- **DATA SHOWN**
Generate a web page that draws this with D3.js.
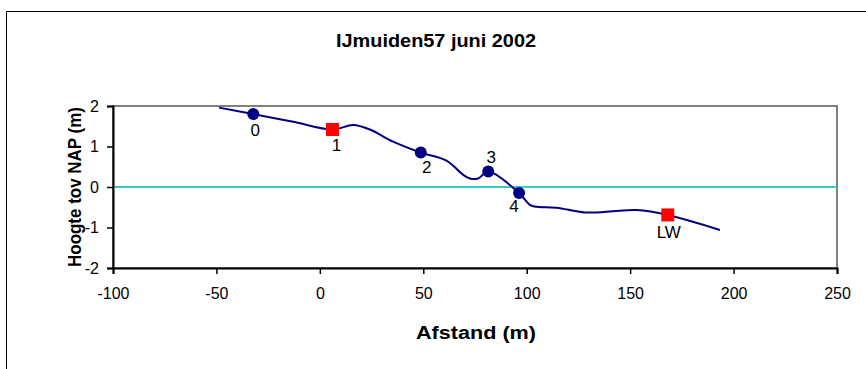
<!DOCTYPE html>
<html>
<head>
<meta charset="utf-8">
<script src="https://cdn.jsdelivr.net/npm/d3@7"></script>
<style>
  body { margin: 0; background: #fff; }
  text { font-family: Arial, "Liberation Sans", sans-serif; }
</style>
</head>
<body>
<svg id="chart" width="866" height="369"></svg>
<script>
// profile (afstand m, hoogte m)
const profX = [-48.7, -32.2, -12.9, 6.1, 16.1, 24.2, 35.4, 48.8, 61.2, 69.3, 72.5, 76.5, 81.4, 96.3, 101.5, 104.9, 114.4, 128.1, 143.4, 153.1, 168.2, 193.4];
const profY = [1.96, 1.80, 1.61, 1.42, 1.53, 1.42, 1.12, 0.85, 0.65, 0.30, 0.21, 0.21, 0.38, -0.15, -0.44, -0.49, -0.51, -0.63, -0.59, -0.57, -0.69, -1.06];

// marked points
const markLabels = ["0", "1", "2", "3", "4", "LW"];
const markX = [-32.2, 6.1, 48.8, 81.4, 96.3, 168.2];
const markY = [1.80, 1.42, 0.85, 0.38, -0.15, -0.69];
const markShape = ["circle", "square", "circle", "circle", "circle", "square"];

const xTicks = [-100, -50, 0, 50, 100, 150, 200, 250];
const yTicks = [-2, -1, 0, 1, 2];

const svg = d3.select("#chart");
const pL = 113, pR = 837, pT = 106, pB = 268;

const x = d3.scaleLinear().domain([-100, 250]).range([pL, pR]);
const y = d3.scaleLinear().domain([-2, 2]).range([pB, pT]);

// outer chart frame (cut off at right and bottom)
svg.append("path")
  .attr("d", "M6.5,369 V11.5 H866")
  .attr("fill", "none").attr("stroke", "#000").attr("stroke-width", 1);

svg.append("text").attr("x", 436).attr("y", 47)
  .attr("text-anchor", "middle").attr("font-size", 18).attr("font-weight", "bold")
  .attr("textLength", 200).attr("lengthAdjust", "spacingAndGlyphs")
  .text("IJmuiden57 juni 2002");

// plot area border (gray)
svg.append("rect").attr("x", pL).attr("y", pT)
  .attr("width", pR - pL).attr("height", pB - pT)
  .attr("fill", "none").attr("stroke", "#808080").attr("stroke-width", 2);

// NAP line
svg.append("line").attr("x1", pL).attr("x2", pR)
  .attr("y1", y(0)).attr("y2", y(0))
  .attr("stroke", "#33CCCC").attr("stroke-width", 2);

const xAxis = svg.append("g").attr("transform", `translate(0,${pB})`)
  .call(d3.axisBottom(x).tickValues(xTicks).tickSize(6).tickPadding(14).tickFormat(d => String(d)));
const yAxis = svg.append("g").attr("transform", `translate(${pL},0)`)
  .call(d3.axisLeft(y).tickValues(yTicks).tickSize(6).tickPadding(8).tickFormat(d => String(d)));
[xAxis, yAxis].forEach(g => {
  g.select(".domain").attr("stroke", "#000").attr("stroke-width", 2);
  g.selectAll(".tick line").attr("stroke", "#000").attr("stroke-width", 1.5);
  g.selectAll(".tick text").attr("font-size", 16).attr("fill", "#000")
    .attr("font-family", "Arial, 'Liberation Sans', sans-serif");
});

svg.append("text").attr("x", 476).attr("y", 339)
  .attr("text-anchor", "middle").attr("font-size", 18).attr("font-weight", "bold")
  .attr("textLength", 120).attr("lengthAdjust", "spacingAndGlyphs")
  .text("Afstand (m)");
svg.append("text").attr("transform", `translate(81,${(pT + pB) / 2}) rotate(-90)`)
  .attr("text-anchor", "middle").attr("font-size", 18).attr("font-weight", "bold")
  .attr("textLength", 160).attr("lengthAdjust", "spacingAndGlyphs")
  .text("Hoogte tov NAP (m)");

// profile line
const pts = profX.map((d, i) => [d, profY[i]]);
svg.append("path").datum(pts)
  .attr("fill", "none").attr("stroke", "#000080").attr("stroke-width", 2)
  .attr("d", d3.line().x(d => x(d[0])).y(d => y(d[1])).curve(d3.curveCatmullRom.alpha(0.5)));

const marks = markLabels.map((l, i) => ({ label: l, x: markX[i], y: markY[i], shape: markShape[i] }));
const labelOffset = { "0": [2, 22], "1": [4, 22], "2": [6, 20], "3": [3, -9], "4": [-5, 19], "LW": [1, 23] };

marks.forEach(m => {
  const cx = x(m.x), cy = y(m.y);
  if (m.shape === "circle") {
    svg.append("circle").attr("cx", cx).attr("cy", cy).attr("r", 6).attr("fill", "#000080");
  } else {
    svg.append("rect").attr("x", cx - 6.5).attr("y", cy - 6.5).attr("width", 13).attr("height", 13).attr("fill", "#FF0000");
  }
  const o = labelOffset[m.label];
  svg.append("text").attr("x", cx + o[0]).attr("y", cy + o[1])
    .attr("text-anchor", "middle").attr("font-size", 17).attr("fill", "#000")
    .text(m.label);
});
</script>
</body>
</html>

- **WHAT YOU WILL DO**
Repeat the data exactly in full, omitting its pictures.

- **FULL SOLUTION**
Generate a web page that draws this with D3.js.
<!DOCTYPE html>
<html>
<head>
<meta charset="utf-8">
<script src="https://cdn.jsdelivr.net/npm/d3@7"></script>
<style>
  body { margin: 0; background: #fff; }
  text { font-family: Arial, "Liberation Sans", sans-serif; }
</style>
</head>
<body>
<svg id="chart" width="866" height="369"></svg>
<script>
// profile (afstand m, hoogte m)
const profX = [-48.7, -32.2, -12.9, 6.1, 16.1, 24.2, 35.4, 48.8, 61.2, 69.3, 72.5, 76.5, 81.4, 96.3, 101.5, 104.9, 114.4, 128.1, 143.4, 153.1, 168.2, 193.4];
const profY = [1.96, 1.80, 1.61, 1.42, 1.53, 1.42, 1.12, 0.85, 0.65, 0.30, 0.21, 0.21, 0.38, -0.15, -0.44, -0.49, -0.51, -0.63, -0.59, -0.57, -0.69, -1.06];

// marked points
const markLabels = ["0", "1", "2", "3", "4", "LW"];
const markX = [-32.2, 6.1, 48.8, 81.4, 96.3, 168.2];
const markY = [1.80, 1.42, 0.85, 0.38, -0.15, -0.69];
const markShape = ["circle", "square", "circle", "circle", "circle", "square"];

const xTicks = [-100, -50, 0, 50, 100, 150, 200, 250];
const yTicks = [-2, -1, 0, 1, 2];

const svg = d3.select("#chart");
const pL = 113, pR = 837, pT = 106, pB = 268;

const x = d3.scaleLinear().domain([-100, 250]).range([pL, pR]);
const y = d3.scaleLinear().domain([-2, 2]).range([pB, pT]);

// outer chart frame (cut off at right and bottom)
svg.append("path")
  .attr("d", "M6.5,369 V11.5 H866")
  .attr("fill", "none").attr("stroke", "#000").attr("stroke-width", 1);

svg.append("text").attr("x", 436).attr("y", 47)
  .attr("text-anchor", "middle").attr("font-size", 18).attr("font-weight", "bold")
  .attr("textLength", 200).attr("lengthAdjust", "spacingAndGlyphs")
  .text("IJmuiden57 juni 2002");

// plot area border (gray)
svg.append("rect").attr("x", pL).attr("y", pT)
  .attr("width", pR - pL).attr("height", pB - pT)
  .attr("fill", "none").attr("stroke", "#808080").attr("stroke-width", 2);

// NAP line
svg.append("line").attr("x1", pL).attr("x2", pR)
  .attr("y1", y(0)).attr("y2", y(0))
  .attr("stroke", "#33CCCC").attr("stroke-width", 2);

const xAxis = svg.append("g").attr("transform", `translate(0,${pB})`)
  .call(d3.axisBottom(x).tickValues(xTicks).tickSize(6).tickPadding(14).tickFormat(d => String(d)));
const yAxis = svg.append("g").attr("transform", `translate(${pL},0)`)
  .call(d3.axisLeft(y).tickValues(yTicks).tickSize(6).tickPadding(8).tickFormat(d => String(d)));
[xAxis, yAxis].forEach(g => {
  g.select(".domain").attr("stroke", "#000").attr("stroke-width", 2);
  g.selectAll(".tick line").attr("stroke", "#000").attr("stroke-width", 1.5);
  g.selectAll(".tick text").attr("font-size", 16).attr("fill", "#000")
    .attr("font-family", "Arial, 'Liberation Sans', sans-serif");
});

svg.append("text").attr("x", 476).attr("y", 339)
  .attr("text-anchor", "middle").attr("font-size", 18).attr("font-weight", "bold")
  .attr("textLength", 120).attr("lengthAdjust", "spacingAndGlyphs")
  .text("Afstand (m)");
svg.append("text").attr("transform", `translate(81,${(pT + pB) / 2}) rotate(-90)`)
  .attr("text-anchor", "middle").attr("font-size", 18).attr("font-weight", "bold")
  .attr("textLength", 160).attr("lengthAdjust", "spacingAndGlyphs")
  .text("Hoogte tov NAP (m)");

// profile line
const pts = profX.map((d, i) => [d, profY[i]]);
svg.append("path").datum(pts)
  .attr("fill", "none").attr("stroke", "#000080").attr("stroke-width", 2)
  .attr("d", d3.line().x(d => x(d[0])).y(d => y(d[1])).curve(d3.curveCatmullRom.alpha(0.5)));

const marks = markLabels.map((l, i) => ({ label: l, x: markX[i], y: markY[i], shape: markShape[i] }));
const labelOffset = { "0": [2, 22], "1": [4, 22], "2": [6, 20], "3": [3, -9], "4": [-5, 19], "LW": [1, 23] };

marks.forEach(m => {
  const cx = x(m.x), cy = y(m.y);
  if (m.shape === "circle") {
    svg.append("circle").attr("cx", cx).attr("cy", cy).attr("r", 6).attr("fill", "#000080");
  } else {
    svg.append("rect").attr("x", cx - 6.5).attr("y", cy - 6.5).attr("width", 13).attr("height", 13).attr("fill", "#FF0000");
  }
  const o = labelOffset[m.label];
  svg.append("text").attr("x", cx + o[0]).attr("y", cy + o[1])
    .attr("text-anchor", "middle").attr("font-size", 17).attr("fill", "#000")
    .text(m.label);
});
</script>
</body>
</html>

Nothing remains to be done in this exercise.